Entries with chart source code
——————————
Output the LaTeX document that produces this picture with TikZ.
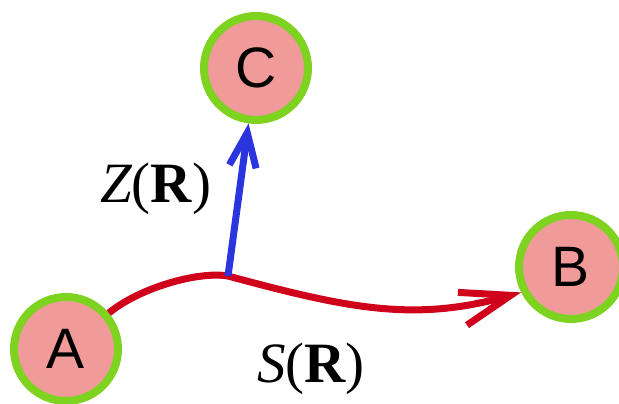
\documentclass[tikz,border=0pt]{standalone}
\usepackage{fontspec}
\usetikzlibrary{arrows.meta}
\newfontfamily\lsans{Liberation Sans}
\newfontfamily\lserif{Liberation Serif}
\definecolor{nodefill}{RGB}{240,154,154}
\definecolor{nodeline}{RGB}{126,211,33}
\definecolor{redline}{RGB}{208,2,27}
\definecolor{blueline}{RGB}{42,53,222}
\tikzset{
  state/.style={circle, draw=nodeline, fill=nodefill, line width=8pt,
    minimum size=104pt, inner sep=0pt, font=\lsans\fontsize{57}{60}\selectfont},
  lbl/.style={anchor=base west, inner sep=0pt, font=\lserif\fontsize{57}{60}\selectfont},
  redarrow/.style={draw=redline, line width=7pt,
    -{Straight Barb[length=50pt,width=34pt]}},
  bluearrow/.style={draw=blueline, line width=7pt,
    -{Straight Barb[length=34pt,width=27pt]}}
}
\begin{document}
\begin{tikzpicture}[x=1pt,y=1pt]
\useasboundingbox (0,0) rectangle (619,404);
\node[state] (A) at (66,55) {A};
\node[state] (C) at (256,336) {C};
\node[state] (B) at (571,137) {B};
\coordinate (M) at (228,128);
\draw[redline, line width=7pt] (A.40) .. controls (139,116) and (198,133) .. (M);
\draw[redarrow] (M) .. controls (350,95) and (415,82) .. (B.207);
\draw[bluearrow] (M) -- (C);
\node[lbl] (Z) at (100,201) {\itshape Z\upshape(\bfseries R\mdseries)};
\node[lbl] (S) at (257,21) {\itshape S\upshape(\bfseries R\mdseries)};
\end{tikzpicture}
\end{document}
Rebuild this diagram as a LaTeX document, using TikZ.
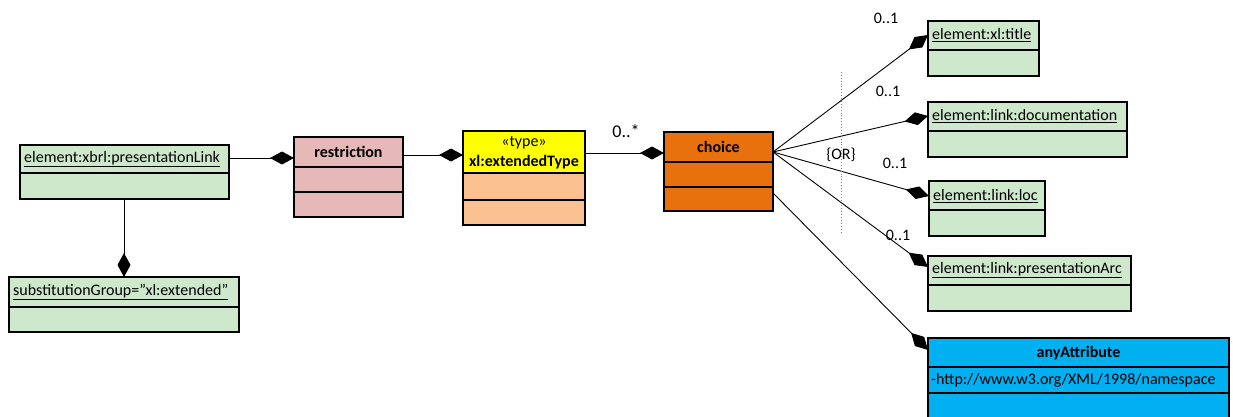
\documentclass[tikz,border=0pt]{standalone}
\usepackage{fontspec}
\setmainfont{Carlito}
\usetikzlibrary{arrows.meta}
\definecolor{ugreen}{RGB}{206,232,204}
\definecolor{upink}{RGB}{230,185,184}
\definecolor{upeach}{RGB}{250,192,144}
\definecolor{uyellow}{RGB}{255,255,0}
\definecolor{uorange}{RGB}{232,113,14}
\definecolor{ublue}{RGB}{0,176,240}
\newcommand{\fs}{\fontsize{16}{19}\selectfont}
\tikzset{
  umlbox/.style={draw=black, line width=1.2pt, anchor=north west, inner sep=0pt, outer sep=0pt},
  divl/.style={draw=black, line width=1.2pt},
  comp/.style={draw=black, line width=0.9pt, -{Diamond[length=24pt,width=13pt]}},
  ttl/.style={font=\fs, inner sep=0pt, anchor=west},
  ctl/.style={font=\fs, inner sep=0pt},
  mult/.style={font=\fs, inner sep=0pt},
}
\begin{document}
\begin{tikzpicture}[x=1pt,y=-1pt]
\useasboundingbox (0,0) rectangle (1233,417);
\clip (0,0) rectangle (1233,417);
% presentationLink
\node[umlbox, fill=ugreen, minimum width=209pt, minimum height=54pt] (pl) at (20,145) {};
\draw[divl] (pl.west |- 0,173) -- (pl.east |- 0,173);
\node[ttl] (plh) at (24,159) {\underline{element:xbrl:presentationLink}};
% substitutionGroup
\node[umlbox, fill=ugreen, minimum width=230pt, minimum height=55pt] (sg) at (9,277) {};
\draw[divl] (sg.west |- 0,307) -- (sg.east |- 0,307);
\node[ttl] (sgh) at (13,292) {\underline{substitutionGroup="xl:extended"}};
% restriction
\node[umlbox, fill=upink, minimum width=109pt, minimum height=80pt] (rs) at (294,137) {};
\draw[divl] (rs.west |- 0,167) -- (rs.east |- 0,167);
\draw[divl] (rs.west |- 0,192) -- (rs.east |- 0,192);
\node[ctl] (rsh) at (348.5,152) {\textbf{restriction}};
% extendedType
\node[umlbox, fill=upeach, minimum width=122pt, minimum height=94pt] (xt) at (463,131) {};
\draw[divl, fill=uyellow] (463,131) rectangle (585,173);
\draw[divl] (xt.west |- 0,200) -- (xt.east |- 0,200);
\node[ctl] (xts) at (524,143) {«type»};
\node[ctl] (xth) at (524,162) {\textbf{xl:extendedType}};
% choice
\node[umlbox, fill=uorange, minimum width=109pt, minimum height=79pt] (ch) at (664,132) {};
\draw[divl] (ch.west |- 0,162) -- (ch.east |- 0,162);
\draw[divl] (ch.west |- 0,187) -- (ch.east |- 0,187);
\node[ctl] (chh) at (718.5,147) {\textbf{choice}};
% title
\node[umlbox, fill=ugreen, minimum width=111pt, minimum height=55pt] (ti) at (928,21) {};
\draw[divl] (ti.west |- 0,50) -- (ti.east |- 0,50);
\node[ttl] (tih) at (932,35) {\underline{element:xl:title}};
% documentation
\node[umlbox, fill=ugreen, minimum width=199pt, minimum height=55pt] (doc) at (928,102) {};
\draw[divl] (doc.west |- 0,131) -- (doc.east |- 0,131);
\node[ttl] (doch) at (932,116) {\underline{element:link:documentation}};
% loc
\node[umlbox, fill=ugreen, minimum width=116pt, minimum height=55pt] (loc) at (929,181) {};
\draw[divl] (loc.west |- 0,210) -- (loc.east |- 0,210);
\node[ttl] (loch) at (933,196) {\underline{element:link:loc}};
% presentationArc
\node[umlbox, fill=ugreen, minimum width=203pt, minimum height=55pt] (arc) at (928,256) {};
\draw[divl] (arc.west |- 0,285) -- (arc.east |- 0,285);
\node[ttl] (arch) at (932,270) {\underline{element:link:presentationArc}};
% anyAttribute
\node[umlbox, fill=ublue, minimum width=301pt, minimum height=90pt] (any) at (928,338) {};
\draw[divl] (any.west |- 0,367) -- (any.east |- 0,367);
\draw[divl] (any.west |- 0,393) -- (any.east |- 0,393);
\node[ctl] (anyh) at (1078.5,353) {\textbf{anyAttribute}};
\node[ttl] (anya) at (931,380) {-http://www.w3.org/XML/1998/namespace};
% connectors
\draw[comp] (pl.east |- 0,158) -- (rs.west |- 0,158);
\draw[comp] (pl.south -| 124,0) -- (sg.north -| 124,0);
\draw[comp] (rs.east |- 0,155) -- (xt.west |- 0,155);
\draw[comp] (xt.east |- 0,153) -- (ch.west |- 0,153);
\draw[comp] (ch.east |- 0,152) -- (ti.west |- 0,35);
\draw[comp] (ch.east |- 0,152) -- (doc.west |- 0,116);
\draw[comp] (ch.east |- 0,152) -- (loc.west |- 0,196);
\draw[comp] (ch.east |- 0,152) -- (arc.west |- 0,267);
\draw[comp] (ch.east |- 0,193) -- (any.west |- 0,350);
% OR constraint
\coordinate (ortop) at (841,72);
\coordinate (orbot) at (841,232);
\draw[gray, dotted, line width=0.9pt] (ortop) -- (orbot);
\node[mult] (or) at (841,155) {\{OR\}};
% multiplicities
\node[font=\fontsize{18}{21}\selectfont, inner sep=0pt] (m0) at (626,131) {0..*};
\node[mult] (m1) at (886,18) {0..1};
\node[mult] (m2) at (888,91) {0..1};
\node[mult] (m3) at (895,163) {0..1};
\node[mult] (m4) at (898,235) {0..1};
\end{tikzpicture}
\end{document}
——————————
* **Exercise directions**
Every line of the data above should be quoted exactly. Omit the pictures.

* **Solution to this problem**
Output the LaTeX document that produces this picture with TikZ.
\documentclass[tikz,border=0pt]{standalone}
\usepackage{fontspec}
\usetikzlibrary{arrows.meta}
\newfontfamily\lsans{Liberation Sans}
\newfontfamily\lserif{Liberation Serif}
\definecolor{nodefill}{RGB}{240,154,154}
\definecolor{nodeline}{RGB}{126,211,33}
\definecolor{redline}{RGB}{208,2,27}
\definecolor{blueline}{RGB}{42,53,222}
\tikzset{
  state/.style={circle, draw=nodeline, fill=nodefill, line width=8pt,
    minimum size=104pt, inner sep=0pt, font=\lsans\fontsize{57}{60}\selectfont},
  lbl/.style={anchor=base west, inner sep=0pt, font=\lserif\fontsize{57}{60}\selectfont},
  redarrow/.style={draw=redline, line width=7pt,
    -{Straight Barb[length=50pt,width=34pt]}},
  bluearrow/.style={draw=blueline, line width=7pt,
    -{Straight Barb[length=34pt,width=27pt]}}
}
\begin{document}
\begin{tikzpicture}[x=1pt,y=1pt]
\useasboundingbox (0,0) rectangle (619,404);
\node[state] (A) at (66,55) {A};
\node[state] (C) at (256,336) {C};
\node[state] (B) at (571,137) {B};
\coordinate (M) at (228,128);
\draw[redline, line width=7pt] (A.40) .. controls (139,116) and (198,133) .. (M);
\draw[redarrow] (M) .. controls (350,95) and (415,82) .. (B.207);
\draw[bluearrow] (M) -- (C);
\node[lbl] (Z) at (100,201) {\itshape Z\upshape(\bfseries R\mdseries)};
\node[lbl] (S) at (257,21) {\itshape S\upshape(\bfseries R\mdseries)};
\end{tikzpicture}
\end{document}
Rebuild this diagram as a LaTeX document, using TikZ.
\documentclass[tikz,border=0pt]{standalone}
\usepackage{fontspec}
\setmainfont{Carlito}
\usetikzlibrary{arrows.meta}
\definecolor{ugreen}{RGB}{206,232,204}
\definecolor{upink}{RGB}{230,185,184}
\definecolor{upeach}{RGB}{250,192,144}
\definecolor{uyellow}{RGB}{255,255,0}
\definecolor{uorange}{RGB}{232,113,14}
\definecolor{ublue}{RGB}{0,176,240}
\newcommand{\fs}{\fontsize{16}{19}\selectfont}
\tikzset{
  umlbox/.style={draw=black, line width=1.2pt, anchor=north west, inner sep=0pt, outer sep=0pt},
  divl/.style={draw=black, line width=1.2pt},
  comp/.style={draw=black, line width=0.9pt, -{Diamond[length=24pt,width=13pt]}},
  ttl/.style={font=\fs, inner sep=0pt, anchor=west},
  ctl/.style={font=\fs, inner sep=0pt},
  mult/.style={font=\fs, inner sep=0pt},
}
\begin{document}
\begin{tikzpicture}[x=1pt,y=-1pt]
\useasboundingbox (0,0) rectangle (1233,417);
\clip (0,0) rectangle (1233,417);
% presentationLink
\node[umlbox, fill=ugreen, minimum width=209pt, minimum height=54pt] (pl) at (20,145) {};
\draw[divl] (pl.west |- 0,173) -- (pl.east |- 0,173);
\node[ttl] (plh) at (24,159) {\underline{element:xbrl:presentationLink}};
% substitutionGroup
\node[umlbox, fill=ugreen, minimum width=230pt, minimum height=55pt] (sg) at (9,277) {};
\draw[divl] (sg.west |- 0,307) -- (sg.east |- 0,307);
\node[ttl] (sgh) at (13,292) {\underline{substitutionGroup="xl:extended"}};
% restriction
\node[umlbox, fill=upink, minimum width=109pt, minimum height=80pt] (rs) at (294,137) {};
\draw[divl] (rs.west |- 0,167) -- (rs.east |- 0,167);
\draw[divl] (rs.west |- 0,192) -- (rs.east |- 0,192);
\node[ctl] (rsh) at (348.5,152) {\textbf{restriction}};
% extendedType
\node[umlbox, fill=upeach, minimum width=122pt, minimum height=94pt] (xt) at (463,131) {};
\draw[divl, fill=uyellow] (463,131) rectangle (585,173);
\draw[divl] (xt.west |- 0,200) -- (xt.east |- 0,200);
\node[ctl] (xts) at (524,143) {«type»};
\node[ctl] (xth) at (524,162) {\textbf{xl:extendedType}};
% choice
\node[umlbox, fill=uorange, minimum width=109pt, minimum height=79pt] (ch) at (664,132) {};
\draw[divl] (ch.west |- 0,162) -- (ch.east |- 0,162);
\draw[divl] (ch.west |- 0,187) -- (ch.east |- 0,187);
\node[ctl] (chh) at (718.5,147) {\textbf{choice}};
% title
\node[umlbox, fill=ugreen, minimum width=111pt, minimum height=55pt] (ti) at (928,21) {};
\draw[divl] (ti.west |- 0,50) -- (ti.east |- 0,50);
\node[ttl] (tih) at (932,35) {\underline{element:xl:title}};
% documentation
\node[umlbox, fill=ugreen, minimum width=199pt, minimum height=55pt] (doc) at (928,102) {};
\draw[divl] (doc.west |- 0,131) -- (doc.east |- 0,131);
\node[ttl] (doch) at (932,116) {\underline{element:link:documentation}};
% loc
\node[umlbox, fill=ugreen, minimum width=116pt, minimum height=55pt] (loc) at (929,181) {};
\draw[divl] (loc.west |- 0,210) -- (loc.east |- 0,210);
\node[ttl] (loch) at (933,196) {\underline{element:link:loc}};
% presentationArc
\node[umlbox, fill=ugreen, minimum width=203pt, minimum height=55pt] (arc) at (928,256) {};
\draw[divl] (arc.west |- 0,285) -- (arc.east |- 0,285);
\node[ttl] (arch) at (932,270) {\underline{element:link:presentationArc}};
% anyAttribute
\node[umlbox, fill=ublue, minimum width=301pt, minimum height=90pt] (any) at (928,338) {};
\draw[divl] (any.west |- 0,367) -- (any.east |- 0,367);
\draw[divl] (any.west |- 0,393) -- (any.east |- 0,393);
\node[ctl] (anyh) at (1078.5,353) {\textbf{anyAttribute}};
\node[ttl] (anya) at (931,380) {-http://www.w3.org/XML/1998/namespace};
% connectors
\draw[comp] (pl.east |- 0,158) -- (rs.west |- 0,158);
\draw[comp] (pl.south -| 124,0) -- (sg.north -| 124,0);
\draw[comp] (rs.east |- 0,155) -- (xt.west |- 0,155);
\draw[comp] (xt.east |- 0,153) -- (ch.west |- 0,153);
\draw[comp] (ch.east |- 0,152) -- (ti.west |- 0,35);
\draw[comp] (ch.east |- 0,152) -- (doc.west |- 0,116);
\draw[comp] (ch.east |- 0,152) -- (loc.west |- 0,196);
\draw[comp] (ch.east |- 0,152) -- (arc.west |- 0,267);
\draw[comp] (ch.east |- 0,193) -- (any.west |- 0,350);
% OR constraint
\coordinate (ortop) at (841,72);
\coordinate (orbot) at (841,232);
\draw[gray, dotted, line width=0.9pt] (ortop) -- (orbot);
\node[mult] (or) at (841,155) {\{OR\}};
% multiplicities
\node[font=\fontsize{18}{21}\selectfont, inner sep=0pt] (m0) at (626,131) {0..*};
\node[mult] (m1) at (886,18) {0..1};
\node[mult] (m2) at (888,91) {0..1};
\node[mult] (m3) at (895,163) {0..1};
\node[mult] (m4) at (898,235) {0..1};
\end{tikzpicture}
\end{document}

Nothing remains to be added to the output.